Age 18-23 First flush of college in Minneapolis,
the music city of the 1980s: Husker Du, Soul Asylum, The Gear Daddies, The Replacements, The Jayhawks and of course, Mr. Prince. Serious Velvet Underground flowering and obligatory Lou Reed obsession, despite the fact the latter is putting out shitty, heavily synthed pop at the time. Nevertheless, adopt Lou’s mid-80s, Honda Scooter-commercial look: faded blue jeans, black boots, leather jacket, sunglasses; probably look like a tool. See Dylan with Tom Petty & the Heartbreakers and still run into people who swear they were there. Big on stuff on radio: Crowded House’s first album, Paul Simon’s
Graceland,
Fine Young Cannibals. On a trip to NYC, transfixed by an extremely long instrumental version of Yes’ “Owner of a Lonely Heart” on the cabbie’s radio—this was our introduction to the kangol-hatted days of sampling and remixes. Hate
License To Ill until we get drunk at dorm parties and then it's the greatest album ever made. First flowerings of pseudo-hippiedom with first Grateful Dead show, where we realize music is only ¼ of that experience. Beatles come back with a red-hot vengeance with the release of entire catalog on compact disc; listen to nothing else for at least a year. See Red Hot Chili Peppers at First Avenue on the
Mother’s Milk tour and have never seen anything like it since. The Meat Puppets are one of the only bands we take away with us from our indie college DJ days. Catch Bob Mould on his first solo tour—both of us sick with the flu. At first off-campus tenement apartment, begin getting into serious Bohemia with the lit candles and empty wine bottles; dovetails perfectly when Columbia Records re-releases their classic Jazz catalog on CD (‘Orignal Jazz Masterpieces’—the ones with the blue-bordered covers). Absorbed Miles Davis, Duke Ellington, Woody Herman, Ella Fitzgerald, Count Basie (an old fave), Louis Armstrong. Heavy Coltrane/Monk/Bird period ensues, with a lot of pointless teeth-gnashing over who we like better. Nurture strange Euro-pretensions with The Style Council, Alison Moyet and Bryan Ferry. XTC’s
Skylarking, Stan Getz’s
Café Au Go Go and Roy Orbison’s
Greatest Hits on a loop on the communal CD player.
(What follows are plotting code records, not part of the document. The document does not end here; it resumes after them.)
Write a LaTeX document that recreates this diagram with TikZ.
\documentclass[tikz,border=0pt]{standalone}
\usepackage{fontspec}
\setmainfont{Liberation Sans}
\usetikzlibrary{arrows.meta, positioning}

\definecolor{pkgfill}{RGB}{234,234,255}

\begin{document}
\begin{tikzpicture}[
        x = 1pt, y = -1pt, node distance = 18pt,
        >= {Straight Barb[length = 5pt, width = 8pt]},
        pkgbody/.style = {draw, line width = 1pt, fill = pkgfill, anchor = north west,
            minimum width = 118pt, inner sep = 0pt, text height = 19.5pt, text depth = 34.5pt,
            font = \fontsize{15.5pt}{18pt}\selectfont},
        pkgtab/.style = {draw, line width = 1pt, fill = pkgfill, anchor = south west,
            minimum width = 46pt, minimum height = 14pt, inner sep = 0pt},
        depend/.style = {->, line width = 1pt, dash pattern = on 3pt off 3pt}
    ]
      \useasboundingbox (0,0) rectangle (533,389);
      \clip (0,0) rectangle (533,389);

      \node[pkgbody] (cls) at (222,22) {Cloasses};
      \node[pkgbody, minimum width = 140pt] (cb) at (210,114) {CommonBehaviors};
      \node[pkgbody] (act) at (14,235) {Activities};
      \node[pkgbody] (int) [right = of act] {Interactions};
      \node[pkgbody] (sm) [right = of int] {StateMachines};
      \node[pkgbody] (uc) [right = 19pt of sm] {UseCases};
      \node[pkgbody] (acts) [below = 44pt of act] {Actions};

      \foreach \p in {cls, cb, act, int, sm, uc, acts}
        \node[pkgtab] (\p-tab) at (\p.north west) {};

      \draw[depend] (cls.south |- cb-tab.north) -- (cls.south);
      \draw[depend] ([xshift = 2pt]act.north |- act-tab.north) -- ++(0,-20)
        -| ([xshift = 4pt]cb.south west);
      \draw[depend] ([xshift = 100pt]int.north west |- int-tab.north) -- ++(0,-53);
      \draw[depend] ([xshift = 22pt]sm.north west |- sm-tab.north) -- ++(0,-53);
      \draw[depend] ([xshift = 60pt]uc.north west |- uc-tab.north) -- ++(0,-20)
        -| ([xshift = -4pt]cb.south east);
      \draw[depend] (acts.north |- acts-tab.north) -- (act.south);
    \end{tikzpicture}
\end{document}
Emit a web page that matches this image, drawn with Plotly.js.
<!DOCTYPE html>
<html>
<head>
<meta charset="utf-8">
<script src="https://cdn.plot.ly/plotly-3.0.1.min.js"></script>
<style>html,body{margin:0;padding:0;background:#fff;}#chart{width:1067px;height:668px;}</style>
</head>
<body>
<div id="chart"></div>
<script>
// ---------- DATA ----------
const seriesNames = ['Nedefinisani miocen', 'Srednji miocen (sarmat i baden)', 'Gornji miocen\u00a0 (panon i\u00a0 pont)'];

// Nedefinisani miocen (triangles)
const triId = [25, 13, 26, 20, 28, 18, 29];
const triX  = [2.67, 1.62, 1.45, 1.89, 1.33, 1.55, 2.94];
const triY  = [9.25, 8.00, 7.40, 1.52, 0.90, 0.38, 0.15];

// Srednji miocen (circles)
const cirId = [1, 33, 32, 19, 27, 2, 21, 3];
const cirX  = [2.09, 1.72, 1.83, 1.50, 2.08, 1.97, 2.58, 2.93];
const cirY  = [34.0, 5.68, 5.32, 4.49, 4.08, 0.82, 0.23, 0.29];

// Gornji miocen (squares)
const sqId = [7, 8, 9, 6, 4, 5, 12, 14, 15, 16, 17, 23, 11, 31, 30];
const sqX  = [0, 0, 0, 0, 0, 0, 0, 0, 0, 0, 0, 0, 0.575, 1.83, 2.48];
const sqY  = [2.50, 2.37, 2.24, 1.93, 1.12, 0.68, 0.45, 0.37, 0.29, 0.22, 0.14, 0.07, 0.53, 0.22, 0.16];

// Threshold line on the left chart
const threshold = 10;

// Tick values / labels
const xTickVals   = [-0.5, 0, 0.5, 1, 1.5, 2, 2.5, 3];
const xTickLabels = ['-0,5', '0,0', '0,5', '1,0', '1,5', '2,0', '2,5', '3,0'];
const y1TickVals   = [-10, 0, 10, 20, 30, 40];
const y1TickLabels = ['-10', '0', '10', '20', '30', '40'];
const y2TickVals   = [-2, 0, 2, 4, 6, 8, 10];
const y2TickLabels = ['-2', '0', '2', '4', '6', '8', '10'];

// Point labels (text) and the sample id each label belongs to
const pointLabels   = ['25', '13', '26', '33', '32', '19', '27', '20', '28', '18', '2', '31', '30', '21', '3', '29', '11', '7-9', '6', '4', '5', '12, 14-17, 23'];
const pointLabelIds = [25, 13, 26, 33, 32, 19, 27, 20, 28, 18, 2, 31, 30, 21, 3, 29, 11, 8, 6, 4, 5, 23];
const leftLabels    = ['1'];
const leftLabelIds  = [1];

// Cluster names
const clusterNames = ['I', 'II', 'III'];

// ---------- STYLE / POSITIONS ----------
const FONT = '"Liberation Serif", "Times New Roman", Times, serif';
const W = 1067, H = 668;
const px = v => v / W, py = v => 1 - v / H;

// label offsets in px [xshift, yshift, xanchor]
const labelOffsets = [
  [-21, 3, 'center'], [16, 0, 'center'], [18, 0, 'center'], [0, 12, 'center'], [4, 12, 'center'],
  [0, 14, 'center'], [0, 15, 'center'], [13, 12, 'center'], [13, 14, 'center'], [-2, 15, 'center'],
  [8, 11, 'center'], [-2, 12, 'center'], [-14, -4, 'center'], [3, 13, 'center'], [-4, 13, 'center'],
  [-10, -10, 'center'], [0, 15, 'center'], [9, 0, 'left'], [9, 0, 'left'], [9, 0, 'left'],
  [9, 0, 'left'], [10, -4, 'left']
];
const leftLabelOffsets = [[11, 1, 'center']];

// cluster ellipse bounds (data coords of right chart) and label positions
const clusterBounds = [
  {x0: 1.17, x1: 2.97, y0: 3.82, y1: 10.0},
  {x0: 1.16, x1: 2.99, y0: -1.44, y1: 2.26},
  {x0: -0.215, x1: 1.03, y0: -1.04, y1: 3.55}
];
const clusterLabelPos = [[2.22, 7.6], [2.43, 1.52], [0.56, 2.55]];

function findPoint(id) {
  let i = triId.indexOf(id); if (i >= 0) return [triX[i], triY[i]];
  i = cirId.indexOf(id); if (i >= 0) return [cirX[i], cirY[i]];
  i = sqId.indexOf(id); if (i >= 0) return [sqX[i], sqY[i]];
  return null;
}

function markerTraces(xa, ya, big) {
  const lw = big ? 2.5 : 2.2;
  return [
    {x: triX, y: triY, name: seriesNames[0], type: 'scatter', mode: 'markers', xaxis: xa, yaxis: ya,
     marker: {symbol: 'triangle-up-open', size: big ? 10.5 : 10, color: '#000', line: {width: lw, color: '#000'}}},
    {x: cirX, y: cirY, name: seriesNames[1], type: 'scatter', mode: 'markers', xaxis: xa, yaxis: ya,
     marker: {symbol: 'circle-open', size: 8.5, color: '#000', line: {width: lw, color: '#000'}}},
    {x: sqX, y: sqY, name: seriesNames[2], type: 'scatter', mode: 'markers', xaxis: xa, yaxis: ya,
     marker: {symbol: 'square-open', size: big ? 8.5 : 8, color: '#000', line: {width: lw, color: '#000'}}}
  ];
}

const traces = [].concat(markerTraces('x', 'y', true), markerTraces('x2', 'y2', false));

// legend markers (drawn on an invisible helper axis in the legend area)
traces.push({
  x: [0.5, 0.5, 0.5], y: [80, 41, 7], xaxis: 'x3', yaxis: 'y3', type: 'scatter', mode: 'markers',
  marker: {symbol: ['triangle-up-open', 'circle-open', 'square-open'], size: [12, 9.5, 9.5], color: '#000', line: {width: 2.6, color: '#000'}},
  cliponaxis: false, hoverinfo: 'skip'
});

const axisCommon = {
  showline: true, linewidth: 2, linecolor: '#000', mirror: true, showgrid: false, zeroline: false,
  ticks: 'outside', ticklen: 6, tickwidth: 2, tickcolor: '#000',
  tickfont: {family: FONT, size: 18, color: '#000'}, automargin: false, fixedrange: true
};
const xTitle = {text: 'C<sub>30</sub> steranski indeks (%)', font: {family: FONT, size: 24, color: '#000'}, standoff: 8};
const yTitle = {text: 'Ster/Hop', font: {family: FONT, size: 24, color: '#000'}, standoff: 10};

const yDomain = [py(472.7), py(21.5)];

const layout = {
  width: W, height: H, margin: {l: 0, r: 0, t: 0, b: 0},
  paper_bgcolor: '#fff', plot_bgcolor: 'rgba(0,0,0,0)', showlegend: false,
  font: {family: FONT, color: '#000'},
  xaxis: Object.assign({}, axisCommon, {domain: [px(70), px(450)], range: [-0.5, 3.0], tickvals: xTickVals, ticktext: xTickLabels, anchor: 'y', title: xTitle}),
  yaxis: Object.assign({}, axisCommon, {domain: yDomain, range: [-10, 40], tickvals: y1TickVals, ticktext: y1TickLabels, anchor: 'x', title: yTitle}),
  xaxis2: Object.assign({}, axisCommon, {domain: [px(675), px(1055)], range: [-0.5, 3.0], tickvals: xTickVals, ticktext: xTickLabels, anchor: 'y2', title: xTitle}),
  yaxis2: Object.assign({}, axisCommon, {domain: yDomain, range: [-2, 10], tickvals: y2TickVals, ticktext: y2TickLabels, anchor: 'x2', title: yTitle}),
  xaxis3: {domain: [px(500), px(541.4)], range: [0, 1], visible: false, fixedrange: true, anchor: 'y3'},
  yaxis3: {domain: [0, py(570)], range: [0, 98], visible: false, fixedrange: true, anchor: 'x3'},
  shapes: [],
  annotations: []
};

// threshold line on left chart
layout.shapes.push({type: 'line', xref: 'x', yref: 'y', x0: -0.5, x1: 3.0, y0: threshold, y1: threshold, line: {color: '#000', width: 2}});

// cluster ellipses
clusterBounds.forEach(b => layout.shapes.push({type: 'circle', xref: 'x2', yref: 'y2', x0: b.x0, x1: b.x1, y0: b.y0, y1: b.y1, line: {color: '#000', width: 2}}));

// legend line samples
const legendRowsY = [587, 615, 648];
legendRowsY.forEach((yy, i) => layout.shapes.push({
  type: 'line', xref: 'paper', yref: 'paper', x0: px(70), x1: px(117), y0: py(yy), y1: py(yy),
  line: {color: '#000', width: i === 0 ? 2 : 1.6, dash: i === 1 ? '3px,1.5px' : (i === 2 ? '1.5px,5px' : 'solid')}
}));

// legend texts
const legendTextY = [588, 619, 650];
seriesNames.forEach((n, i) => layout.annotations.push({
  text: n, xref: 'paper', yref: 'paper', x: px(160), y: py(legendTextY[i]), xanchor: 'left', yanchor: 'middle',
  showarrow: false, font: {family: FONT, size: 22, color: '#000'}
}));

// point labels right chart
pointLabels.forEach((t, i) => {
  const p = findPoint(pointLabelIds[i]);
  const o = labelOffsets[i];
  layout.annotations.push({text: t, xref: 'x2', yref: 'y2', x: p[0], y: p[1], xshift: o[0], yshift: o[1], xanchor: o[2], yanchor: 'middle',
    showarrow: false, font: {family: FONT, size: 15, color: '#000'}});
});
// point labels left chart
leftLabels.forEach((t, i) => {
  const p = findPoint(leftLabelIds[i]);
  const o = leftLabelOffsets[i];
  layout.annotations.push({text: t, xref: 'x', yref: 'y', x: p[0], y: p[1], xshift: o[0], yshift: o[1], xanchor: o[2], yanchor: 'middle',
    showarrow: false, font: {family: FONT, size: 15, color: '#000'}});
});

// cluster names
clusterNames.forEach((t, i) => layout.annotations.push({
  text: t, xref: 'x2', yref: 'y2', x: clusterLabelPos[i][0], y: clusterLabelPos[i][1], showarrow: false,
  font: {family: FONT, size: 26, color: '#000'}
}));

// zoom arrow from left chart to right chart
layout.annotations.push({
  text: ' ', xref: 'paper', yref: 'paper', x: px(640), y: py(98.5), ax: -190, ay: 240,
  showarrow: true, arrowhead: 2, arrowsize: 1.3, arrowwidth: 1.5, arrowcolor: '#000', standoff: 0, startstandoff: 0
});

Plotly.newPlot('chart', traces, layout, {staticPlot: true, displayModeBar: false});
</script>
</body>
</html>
First LSD experience listening, unfortunately, to “Drugs” by Talking Heads. Blues love continuing unabated with the “discoveries” of Robert Johnson, Albert King, Otis Rush, Blind Lemon Jefferson, Lightnin' Hopkins, Memphis Slim, Mississippi John Hurt, Hound Dog Taylor, Buddy Guy. Shock friends into silence when we announce the purchase of Janet Jackson’s
Control. Abiding love for Lowell George and Little Feat, especially the live "Mercenary Territory" from
Waiting for Columbus with Lenny Pickett's protean sax solo. Marvel at brand new, soon-to-be-obsolete transparent prerecorded cassettes of favorite albums that always smell like grapes. Brief flirtation with twee British alt-pop like The Sundays, The La’s and Cocteau Twins. See James "Blood" Ulmer at Walker Art Center feel changed for it. Cannot understand the appeal of major label-peddled “alternative” hot-artist-of-the-minute acts like Poi Dog Pondering and Tanita Tikaram. Continued masturbation to Madonna. A Tribe Called Quest, Guru, De La Soul and Digable Planets finally open up our hearts to the Hippety Hop; “It Takes Two” and “Bust A Move” are admittedly great songs on tha dance flo’. Also hear “Fight The Power” in
Do The Right Thing and think, hmmmm… Big streak of Soul singers: Sam & Dave, Otis Redding, Jackie Wilson, Marvin Gaye, Smokey Robinson and of course James Brown (the live “There Was A Time” a favorite). Begin Zappa obsession here, with
Hot Rats. Brief, nostalgia based recurrence of John Denver fandom, mostly kept to oneself.
Psychotic Reactions and Carburator Dung on nightstand (read: milk crate) for two straight years.